Citing the Pakistan Bureau of Statistics' latest Household Integrated Economic Survey, it revealed that life in Pakistan has increasingly become a matter of basic survival.

“Food alone now absorbs more than a third of household spending. Another quarter goes into housing, electricity and gas. Together, these basic needs consume 63 per cent of total expenditure. This is the direct result of prolonged inflation and policy choices that have steadily raised the cost of essentials. Incomes have risen on paper. They have not kept pace in reality. While average monthly earnings have increased over the past six years, household spending has risen faster. What families gain in nominal income is eroded by higher prices,” Pakistani daily The Express Tribune detailed.
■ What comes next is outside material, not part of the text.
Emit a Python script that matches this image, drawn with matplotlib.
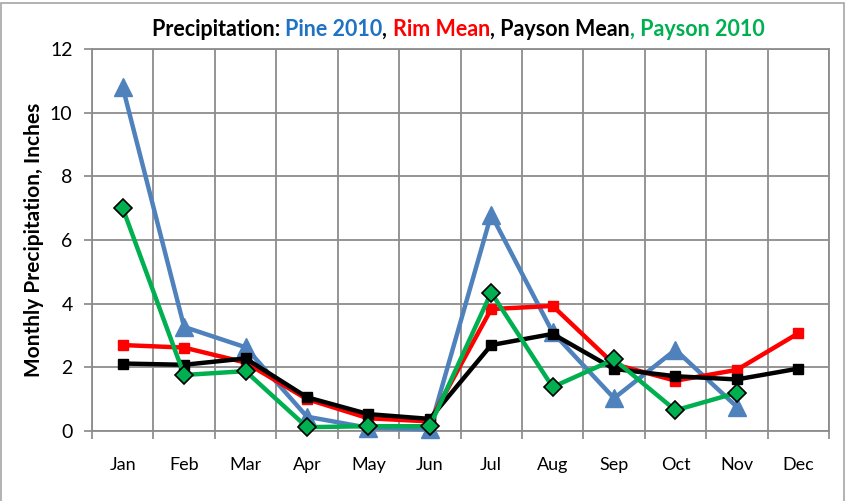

The report noted that the shrinking purchasing power of the Pakistani rupee is reflected in what households can no longer afford.

“Spending on education has dropped to just 2.5 per cent. It is now less than half the cost of housing and utilities. Health and recreation together make up barely a few percentage points. A society that cuts back on learning and well-being is paying for stability today by mortgaging its future,” it mentioned.

According to the report, this is not resilience, but fragility disguised as coping.

Highlighting the steps to be taken, it said, “First, stabilising the cost of food and power must become an economic priority, not an afterthought. Second, inflation control must move beyond interest rates. Supply-side failures in food markets need fixing. And third, education and health spending need insulation from economic shocks. Household budgets are under siege.”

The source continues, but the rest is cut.